--- Start of RECORDS SUPPLIED ---
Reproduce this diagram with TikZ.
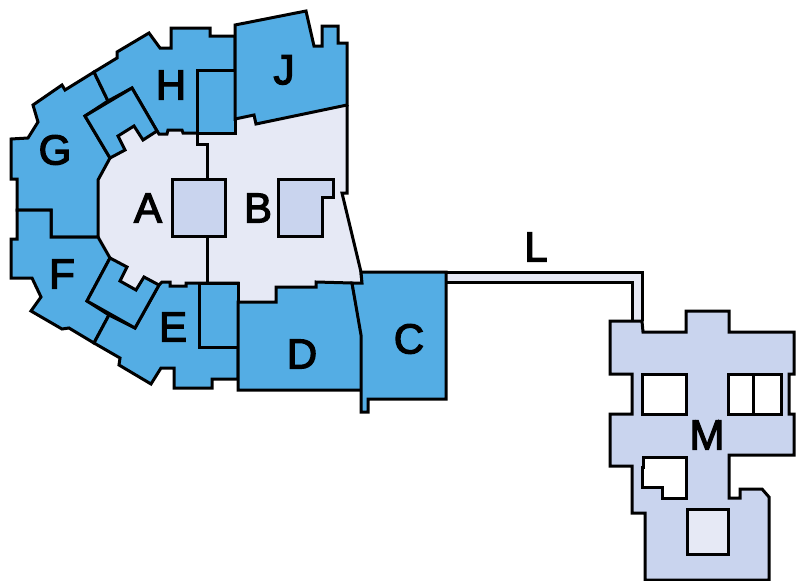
\documentclass[tikz,border=0pt]{standalone}
\usepackage{fontspec}
\setmainfont{Liberation Sans}
\newfontfamily\labelface[FakeBold=3]{Liberation Sans}
\definecolor{zoneblue}{HTML}{54ADE4}
\definecolor{zonelight}{HTML}{E6E9F5}
\definecolor{zonemid}{HTML}{C9D4EE}
\tikzset{
  wall/.style={draw=black,line width=3pt,line join=miter,miter limit=4},
  blue zone/.style={wall,fill=zoneblue},
  light zone/.style={wall,fill=zonelight},
  mid zone/.style={wall,fill=zonemid},
  void/.style={wall,fill=white},
  tag/.style={font=\fontsize{42}{42}\selectfont\labelface,inner sep=0pt,text=black}
}
\begin{document}
\begin{tikzpicture}[x=1pt,y=-1pt]
\useasboundingbox (0,0) rectangle (801,581);
% concourse
\path[fill=zonelight] (98,180)--(110,158)--(125,150)--(118,136)--(134,126)--(143,140)--(157,131)--(235,119)--(347,105)--(347,193)--(342,193)--(361,272)--(362,284)--(276,287)--(276,302)--(238,302)--(238,283)--(159,285)--(144,277)--(136,290)--(120,281)--(127,267)--(110,258)--(98,237)--cycle;
\draw[wall] (347,105)--(347,193)--(342,193)--(361,272)--(362,284);
\draw[wall] (197,133)--(197,144)--(207,144)--(207,283);
\path[mid zone] (172,179) rectangle (225,236);
\path[mid zone] (278,179)--(333,179)--(333,197)--(322,197)--(322,236)--(278,236)--cycle;
% corridor
\path[fill=zonelight] (446,272)--(642,272)--(642,321)--(632,321)--(632,282)--(446,282)--cycle;
\draw[wall] (446,272)--(642,272)--(642,321);
\draw[wall] (446,282)--(632,282)--(632,321);
% G
\path[blue zone] (94,72)--(65,90)--(62,85)--(33,105)--(38,122)--(28,138)--(11,139)--(11,179)--(17,179)--(17,210)--(51,210)--(51,237)--(98,237)--(98,180)--(110,158)--(85,116)--(108,101)--cycle;
% H
\path[blue zone] (94,72)--(117,58)--(117,52)--(149,33)--(160,48)--(171,48)--(171,28)--(210,28)--(210,36)--(235,36)--(235,133)--(183,133)--(182,130)--(168,130)--(167,134)--(159,134)--(157,131)--(132,88)--(108,101)--cycle;
\path[blue zone] (197,70) rectangle (235,133);
\path[blue zone] (85,116)--(132,88)--(157,131)--(143,140)--(134,126)--(118,136)--(125,150)--(110,158)--cycle;
% F
\path[blue zone] (17,210)--(51,210)--(51,237)--(98,237)--(110,258)--(87,301)--(109,315)--(94,343)--(69,328)--(62,329)--(31,311)--(41,297)--(32,278)--(11,278)--(11,239)--(17,239)--cycle;
% E
\path[blue zone] (94,343)--(120,358)--(119,365)--(151,384)--(161,368)--(174,368)--(174,388)--(212,388)--(212,379)--(238,379)--(238,283)--(186,283)--(186,286)--(170,286)--(170,282)--(162,282)--(159,285)--(135,328)--(109,315)--cycle;
\path[blue zone] (199,283) rectangle (238,347);
\path[blue zone] (110,258)--(127,267)--(120,281)--(136,290)--(144,277)--(159,285)--(135,328)--(87,301)--cycle;
% J
\path[blue zone] (235,25)--(306,11)--(314,46)--(322,46)--(322,26)--(338,26)--(338,43)--(347,43)--(347,105)--(256,124)--(254,115)--(235,119)--cycle;
% D
\path[blue zone] (238,302)--(276,302)--(276,287)--(316,287)--(316,282)--(352,283)--(362,335)--(362,390)--(238,390)--cycle;
% C
\path[blue zone] (361,272)--(446,272)--(446,399)--(368,399)--(368,412)--(361,412)--(361,335)--(352,283)--(362,283)--cycle;
% M
\path[mid zone] (610,321)--(642,321)--(643,332)--(686,332)--(686,311)--(729,311)--(729,332)--(794,332)--(794,374)--(789,374)--(789,414)--(794,414)--(794,455)--(729,455)--(729,498)--(740,498)--(740,489)--(762,489)--(769,497)--(769,580)--(645,580)--(645,513)--(632,513)--(632,466)--(610,466)--(610,414)--(632,414)--(632,374)--(610,374)--cycle;
\path[void] (642,374) rectangle (686,414);
\path[void] (728,374) rectangle (781,414);
\draw[wall] (753,374)--(753,414);
\path[void] (643,457)--(686,457)--(686,498)--(662,498)--(662,487)--(642,487)--(642,467)--(643,467)--cycle;
\path[light zone] (687,509) rectangle (728,554);
% labels
\node[tag] (a) at (148,208) {A};
\node[tag] (b) at (258,208) {B};
\node[tag] (c) at (409,339) {C};
\node[tag] (d) at (302,354) {D};
\node[tag] (e) at (173,327) {E};
\node[tag] (f) at (62,274) {F};
\node[tag] (g) at (55,150) {G};
\node[tag] (h) at (171,85) {H};
\node[tag] (j) at (284,70) {J};
\node[tag] (l) at (536,247) {L};
\node[tag] (m) at (707,435) {M};
\end{tikzpicture}
\end{document}
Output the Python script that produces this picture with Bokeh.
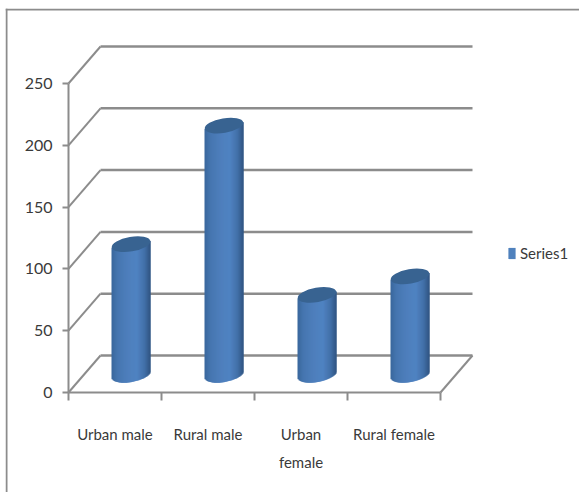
--- End of RECORDS SUPPLIED ---
**TO DO:**
Except for the pictures, print the data above exactly.

**FINISHED EXERCISE:**
Reproduce this diagram with TikZ.
\documentclass[tikz,border=0pt]{standalone}
\usepackage{fontspec}
\setmainfont{Liberation Sans}
\newfontfamily\labelface[FakeBold=3]{Liberation Sans}
\definecolor{zoneblue}{HTML}{54ADE4}
\definecolor{zonelight}{HTML}{E6E9F5}
\definecolor{zonemid}{HTML}{C9D4EE}
\tikzset{
  wall/.style={draw=black,line width=3pt,line join=miter,miter limit=4},
  blue zone/.style={wall,fill=zoneblue},
  light zone/.style={wall,fill=zonelight},
  mid zone/.style={wall,fill=zonemid},
  void/.style={wall,fill=white},
  tag/.style={font=\fontsize{42}{42}\selectfont\labelface,inner sep=0pt,text=black}
}
\begin{document}
\begin{tikzpicture}[x=1pt,y=-1pt]
\useasboundingbox (0,0) rectangle (801,581);
% concourse
\path[fill=zonelight] (98,180)--(110,158)--(125,150)--(118,136)--(134,126)--(143,140)--(157,131)--(235,119)--(347,105)--(347,193)--(342,193)--(361,272)--(362,284)--(276,287)--(276,302)--(238,302)--(238,283)--(159,285)--(144,277)--(136,290)--(120,281)--(127,267)--(110,258)--(98,237)--cycle;
\draw[wall] (347,105)--(347,193)--(342,193)--(361,272)--(362,284);
\draw[wall] (197,133)--(197,144)--(207,144)--(207,283);
\path[mid zone] (172,179) rectangle (225,236);
\path[mid zone] (278,179)--(333,179)--(333,197)--(322,197)--(322,236)--(278,236)--cycle;
% corridor
\path[fill=zonelight] (446,272)--(642,272)--(642,321)--(632,321)--(632,282)--(446,282)--cycle;
\draw[wall] (446,272)--(642,272)--(642,321);
\draw[wall] (446,282)--(632,282)--(632,321);
% G
\path[blue zone] (94,72)--(65,90)--(62,85)--(33,105)--(38,122)--(28,138)--(11,139)--(11,179)--(17,179)--(17,210)--(51,210)--(51,237)--(98,237)--(98,180)--(110,158)--(85,116)--(108,101)--cycle;
% H
\path[blue zone] (94,72)--(117,58)--(117,52)--(149,33)--(160,48)--(171,48)--(171,28)--(210,28)--(210,36)--(235,36)--(235,133)--(183,133)--(182,130)--(168,130)--(167,134)--(159,134)--(157,131)--(132,88)--(108,101)--cycle;
\path[blue zone] (197,70) rectangle (235,133);
\path[blue zone] (85,116)--(132,88)--(157,131)--(143,140)--(134,126)--(118,136)--(125,150)--(110,158)--cycle;
% F
\path[blue zone] (17,210)--(51,210)--(51,237)--(98,237)--(110,258)--(87,301)--(109,315)--(94,343)--(69,328)--(62,329)--(31,311)--(41,297)--(32,278)--(11,278)--(11,239)--(17,239)--cycle;
% E
\path[blue zone] (94,343)--(120,358)--(119,365)--(151,384)--(161,368)--(174,368)--(174,388)--(212,388)--(212,379)--(238,379)--(238,283)--(186,283)--(186,286)--(170,286)--(170,282)--(162,282)--(159,285)--(135,328)--(109,315)--cycle;
\path[blue zone] (199,283) rectangle (238,347);
\path[blue zone] (110,258)--(127,267)--(120,281)--(136,290)--(144,277)--(159,285)--(135,328)--(87,301)--cycle;
% J
\path[blue zone] (235,25)--(306,11)--(314,46)--(322,46)--(322,26)--(338,26)--(338,43)--(347,43)--(347,105)--(256,124)--(254,115)--(235,119)--cycle;
% D
\path[blue zone] (238,302)--(276,302)--(276,287)--(316,287)--(316,282)--(352,283)--(362,335)--(362,390)--(238,390)--cycle;
% C
\path[blue zone] (361,272)--(446,272)--(446,399)--(368,399)--(368,412)--(361,412)--(361,335)--(352,283)--(362,283)--cycle;
% M
\path[mid zone] (610,321)--(642,321)--(643,332)--(686,332)--(686,311)--(729,311)--(729,332)--(794,332)--(794,374)--(789,374)--(789,414)--(794,414)--(794,455)--(729,455)--(729,498)--(740,498)--(740,489)--(762,489)--(769,497)--(769,580)--(645,580)--(645,513)--(632,513)--(632,466)--(610,466)--(610,414)--(632,414)--(632,374)--(610,374)--cycle;
\path[void] (642,374) rectangle (686,414);
\path[void] (728,374) rectangle (781,414);
\draw[wall] (753,374)--(753,414);
\path[void] (643,457)--(686,457)--(686,498)--(662,498)--(662,487)--(642,487)--(642,467)--(643,467)--cycle;
\path[light zone] (687,509) rectangle (728,554);
% labels
\node[tag] (a) at (148,208) {A};
\node[tag] (b) at (258,208) {B};
\node[tag] (c) at (409,339) {C};
\node[tag] (d) at (302,354) {D};
\node[tag] (e) at (173,327) {E};
\node[tag] (f) at (62,274) {F};
\node[tag] (g) at (55,150) {G};
\node[tag] (h) at (171,85) {H};
\node[tag] (j) at (284,70) {J};
\node[tag] (l) at (536,247) {L};
\node[tag] (m) at (707,435) {M};
\end{tikzpicture}
\end{document}
Output the Python script that produces this picture with Bokeh.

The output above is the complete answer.